Besides the two defeats registered against Cicotte in the series, three others were chalked up against Claude Williams. The latter, a “sidearm” left-hander, was wild in the second and fifth games, which went to the Reds, 4 to 2 and 5 to 0. In the eighth and last game of the series he was found for four solid hits in the first inning, and that game and the title of world champions went to Cincinnati, 10 to 5. Williams’s lack of control was generally recorded as the cause of his defeats, the record of the second game saying:
“While Cincinnati obtained only four hits, these came at opportune times when they had been preceded by bases on balls off Williams.”
The fifth game of the series was a shutout triumph for Hod Eller, the big “shineball” expert of the Cincinnati pitching staff. Only three hits were made off him and he established a World Series record by striking out the side in two successive innings. All told, Eller had nine strikeouts that day.
Four of Cincinnati’s five runs were grouped in the sixth inning. Eller doubled, Rath scored him with a single and moved to second on Daubert’s “bunt, perfectly laid,” as the report of the game said. Williams walked Groh, Roush drove a three-base hit to Felsch’s territory, scoring two runners, and himself tallied after Duncan flied to Jackson.
Heydler Deplores Scandal
Bearing on today’s developments was the disclosure of the testimony to be given by Mrs. Henrietta D. Kelly, keeper of a rooming house where many White Sox players lived, and known as the “woman of mystery.” Mrs. Kelly’s testimony, according to Mr. Replogle, will have to do with a conversation which Eddie Cicotte is reported to have had with his brother, Jack Cicotte, after the second game of the series. Referring to the loss of the game by the White Sox, the pitcher is reported to have said:
“I don’t give a damn.

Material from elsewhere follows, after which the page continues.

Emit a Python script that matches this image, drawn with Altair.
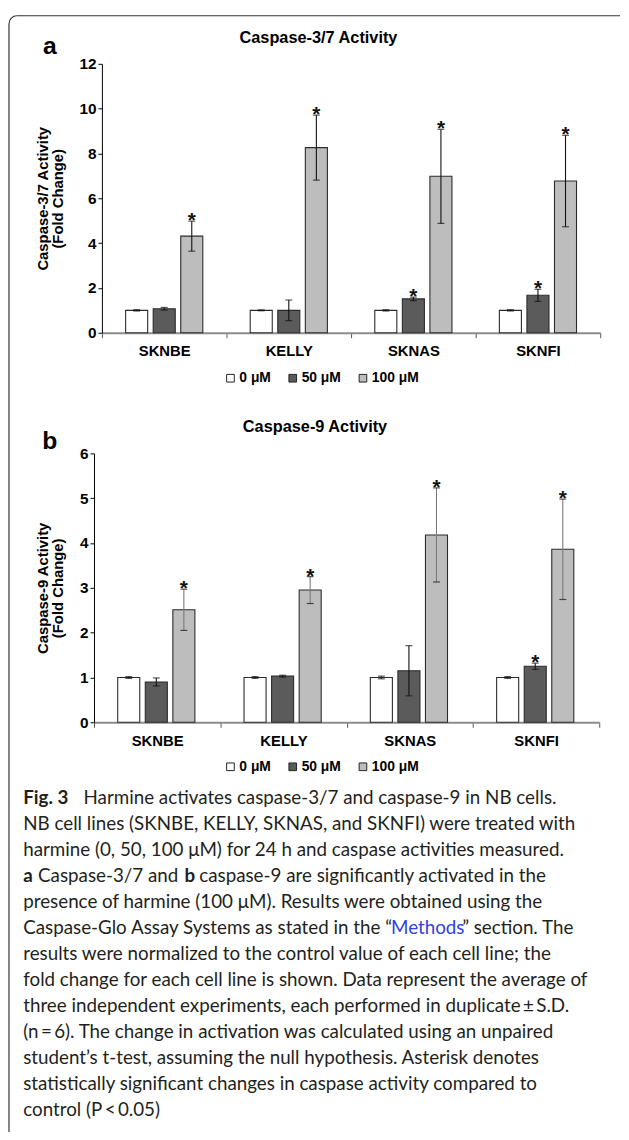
import altair as alt
import pandas as pd

FONT = "Liberation Sans"
CAPFONT = "Lato"
TXT = "#231f20"

cells = ["SKNBE", "KELLY", "SKNAS", "SKNFI"]
doses = ["0 μM", "50 μM", "100 μM"]
dose_colors = ["#ffffff", "#5b5b5b", "#bdbdbd"]

# Caspase-3/7 (panel a): mean fold change, S.D., significance
c37_mean_0 = [1.00, 1.00, 1.00, 1.00]
c37_mean_50 = [1.07, 1.00, 1.51, 1.67]
c37_mean_100 = [4.31, 8.26, 6.98, 6.77]
c37_err_0 = [0.03, 0.02, 0.03, 0.03]
c37_err_50 = [0.06, 0.46, 0.08, 0.27]
c37_err_100 = [0.67, 1.45, 2.10, 2.04]
c37_sig_0 = [0, 0, 0, 0]
c37_sig_50 = [0, 0, 1, 1]
c37_sig_100 = [1, 1, 1, 1]

# Caspase-9 (panel b)
c9_mean_0 = [1.00, 1.00, 1.00, 1.00]
c9_mean_50 = [0.90, 1.03, 1.15, 1.25]
c9_mean_100 = [2.51, 2.95, 4.18, 3.86]
c9_err_0 = [0.02, 0.02, 0.03, 0.02]
c9_err_50 = [0.09, 0.02, 0.56, 0.07]
c9_err_100 = [0.46, 0.30, 1.05, 1.12]
c9_sig_0 = [0, 0, 0, 0]
c9_sig_50 = [0, 0, 0, 1]
c9_sig_100 = [1, 1, 1, 1]

caption_plain = [
    (1, "NB cell lines (SKNBE, KELLY, SKNAS, and SKNFI) were treated with"),
    (2, "harmine (0, 50, 100 μM) for 24 h and caspase activities measured."),
    (4, "presence of harmine (100 μM). Results were obtained using the"),
    (6, "results were normalized to the control value of each cell line; the"),
    (7, "fold change for each cell line is shown. Data represent the average of"),
    (8, "three independent experiments, each performed in duplicate\u2009±\u2009S.D."),
    (9, "(n\u2009=\u20096). The change in activation was calculated using an unpaired"),
    (10, "student’s t-test, assuming the null hypothesis. Asterisk denotes"),
    (11, "statistically significant changes in caspase activity compared to"),
    (12, "control (P\u2009<\u20090.05)"),
]


def long_df(means, errs, sigs):
    rows = []
    for d, m, e, s in zip(doses, means, errs, sigs):
        for c, mv, ev, sv in zip(cells, m, e, s):
            rows.append({"cell": c, "dose": d, "mean": mv,
                         "lo": mv - ev, "hi": mv + ev, "sig": sv})
    return pd.DataFrame(rows)


df_a = long_df([c37_mean_0, c37_mean_50, c37_mean_100],
               [c37_err_0, c37_err_50, c37_err_100],
               [c37_sig_0, c37_sig_50, c37_sig_100])
df_b = long_df([c9_mean_0, c9_mean_50, c9_mean_100],
               [c9_err_0, c9_err_50, c9_err_100],
               [c9_sig_0, c9_sig_50, c9_sig_100])


def panel(df, ymax, ystep, title_text, ytitle, width, shift, title_dx, leg_x, leg_y, err_gray):
    x = alt.X("cell:N", sort=cells, title=None,
              scale=alt.Scale(paddingInner=0, paddingOuter=0, range=[shift, width]),
              axis=alt.Axis(labelFont=FONT, labelFontSize=15, labelFontWeight="bold",
                            labelColor="black", labelAngle=0, labelPadding=6,
                            tickSize=5, tickColor="#555555", tickBand="extent",
                            domainColor="#8c8c8c", domainWidth=2, grid=False))
    xo = alt.XOffset("dose:N", sort=doses,
                     scale=alt.Scale(domain=doses, paddingInner=0.2, paddingOuter=0.86))
    yscale = alt.Scale(domain=[0, ymax], nice=False)
    yaxis = alt.Axis(values=list(range(0, ymax + 1, ystep)), format="d", offset=-shift,
                     title=ytitle, titleFont=FONT, titleFontSize=15, titleFontWeight="bold",
                     titleColor="black", titlePadding=14, titleLineHeight=15,
                     labelFont=FONT, labelFontSize=15.5, labelFontWeight="bold",
                     labelColor="black", labelPadding=2, tickSize=4, tickColor="black",
                     domainColor="black", domainWidth=1, grid=False)
    bars = alt.Chart(df).mark_bar(stroke="#2b2b2b", strokeWidth=1.1).encode(
        x=x, xOffset=xo,
        y=alt.Y("mean:Q", scale=yscale, axis=yaxis),
        color=alt.Color("dose:N", scale=alt.Scale(domain=doses, range=dose_colors),
                        legend=alt.Legend(orient="none", legendX=leg_x, legendY=leg_y,
                                          direction="horizontal", title=None,
                                          symbolType="square", symbolSize=60,
                                          symbolStrokeColor="#222222", symbolStrokeWidth=1,
                                          labelFont=FONT, labelFontSize=14,
                                          labelFontWeight="bold", labelColor="black",
                                          labelOffset=2, columnPadding=15, padding=0)),
    )
    if err_gray:
        ecol = alt.condition("datum.dose == '100 μM'", alt.value("#7a7a7a"), alt.value("#111111"))
    else:
        ecol = alt.value("#111111")
    rules = alt.Chart(df).mark_rule(strokeWidth=1.1).encode(
        x=x, xOffset=xo,
        y=alt.Y("lo:Q", scale=yscale, axis=yaxis), y2="hi:Q", color=ecol)
    cap_hi = alt.Chart(df).mark_tick(color="#111111", thickness=1.2, size=7).encode(
        x=x, xOffset=xo, y=alt.Y("hi:Q", scale=yscale, axis=yaxis))
    cap_lo = alt.Chart(df).mark_tick(color="#111111", thickness=1.2, size=7).encode(
        x=x, xOffset=xo, y=alt.Y("lo:Q", scale=yscale, axis=yaxis))
    stars = alt.Chart(df).transform_filter("datum.sig == 1").mark_text(
        text="*", font=FONT, fontSize=21, fontWeight="bold", color="#111111",
        baseline="alphabetic", dy=6).encode(
        x=x, xOffset=xo, y=alt.Y("hi:Q", scale=yscale, axis=yaxis))
    return alt.layer(bars, rules, cap_hi, cap_lo, stars).properties(
        width=width, height=272,
        title=alt.TitleParams(text=title_text, font=FONT, fontSize=16.5, fontWeight="bold",
                              color="black", anchor="middle", dx=title_dx, offset=11))


panel_a = panel(df_a, 12, 2, "Caspase-3/7 Activity", ["Caspase-3/7 Activity", "(Fold Change)"],
                512, 8, -29, 131, 311, False)
panel_b = panel(df_b, 6, 1, "Caspase-9 Activity", ["Caspase-9 Activity", "(Fold Change)"],
                511, 0, -32, 131, 310, True)

one = pd.DataFrame({"k": [0]})

# caption block (also carries the panel letters and the frame); origin = page (94.6, 845.6)
cap_df = pd.DataFrame(caption_plain, columns=["i", "text"])
CAP_Y0 = -45.6
CAP_STEP = 26.33
cy = alt.Y("i:Q", scale=alt.Scale(domain=[0, 12], range=[CAP_Y0, CAP_Y0 + 12 * CAP_STEP]),
           axis=None)
CAPSIZE = 19
CX = 23 - 94.6


def seg(i, text, px, weight="normal", color=TXT):
    d = pd.DataFrame({"i": [i], "text": [text]})
    return alt.Chart(d).mark_text(align="left", baseline="middle", font=CAPFONT,
                                  fontSize=CAPSIZE, fontWeight=weight, color=color).encode(
        x=alt.value(px - 94.6), y=cy, text="text:N")


plain = alt.Chart(cap_df).mark_text(align="left", baseline="middle", font=CAPFONT,
                                    fontSize=CAPSIZE, color=TXT).encode(
    x=alt.value(CX), y=cy, text="text:N")

segs = [
    seg(0, "Fig. 3", 23, "bold"),
    seg(0, "Harmine activates caspase-3/7 and caspase-9 in NB cells.", 84),
    seg(3, "a", 23, "bold"),
    seg(3, "Caspase-3/7 and", 38),
    seg(3, "b", 186, "bold"),
    seg(3, "caspase-9 are significantly activated in the", 201),
    seg(5, "Caspase-Glo Assay Systems as stated in the “", 23),
    seg(5, "Methods", 395, color="#2f3fe0"),
    seg(5, "” section. The", 467),
]

OY = 845.6
frame_left = alt.Chart(one).mark_rule(color="#333333", strokeWidth=1.2).encode(
    x=alt.value(-86), y=alt.value(17 - OY), y2=alt.value(1138 - OY))
frame_top = alt.Chart(one).mark_rule(color="#333333", strokeWidth=1.2).encode(
    x=alt.value(-78), x2=alt.value(532), y=alt.value(9 - OY))
frame_arc = alt.Chart(one).mark_arc(radius=8.6, radius2=7.4, theta=4.712389, theta2=6.283185,
                                    color="#333333").encode(x=alt.value(-78), y=alt.value(17 - OY))
letter_a = alt.Chart(one).mark_text(text="a", font=FONT, fontSize=25, fontWeight="bold",
                                    color="black", align="center", baseline="alphabetic").encode(
    x=alt.value(50 - 94.6), y=alt.value(48 - OY))
letter_b = alt.Chart(one).mark_text(text="b", font=FONT, fontSize=25, fontWeight="bold",
                                    color="black", align="center", baseline="alphabetic").encode(
    x=alt.value(50 - 94.6), y=alt.value(447 - OY))

caption = alt.layer(plain, *segs, frame_left, frame_top, frame_arc, letter_a, letter_b).properties(
    width=500, height=270)

chart = alt.vconcat(panel_a, panel_b, caption, spacing=122, bounds="flush").resolve_scale(
    color="independent").resolve_legend(color="independent").properties(
    padding=0, background="white").configure_view(stroke=None)

chart.save("out.html", embed_options={"renderer": "svg", "actions": False})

I got mine.”
McGraw Wants to Help
McGraw arrived in Chicago today.
“I am willing to do anything I can to clean up the game,” he declared.
“You can know that, because McGraw is coming here of his own free will and also because he was the first to nail players who weren’t square,” broke in Magistrate Francis X. McQuade, treasurer of the Giants, who accompanied McGraw to Chicago.
“I think it is the duty of managers to clean up their own clubs,” continued McGraw. “I don’t know anything about the fixing of the White Sox in last year’s World Series, except what I read in the newspapers.”
“In the event that the state attorney’s office does not find sufficient legal basis for prosecution, do you favor having all the managers put in possession of the facts, so that they can throw out any crooks who may be in the game?” he was asked.
“I do, and, in fact, I think that is what will be done.”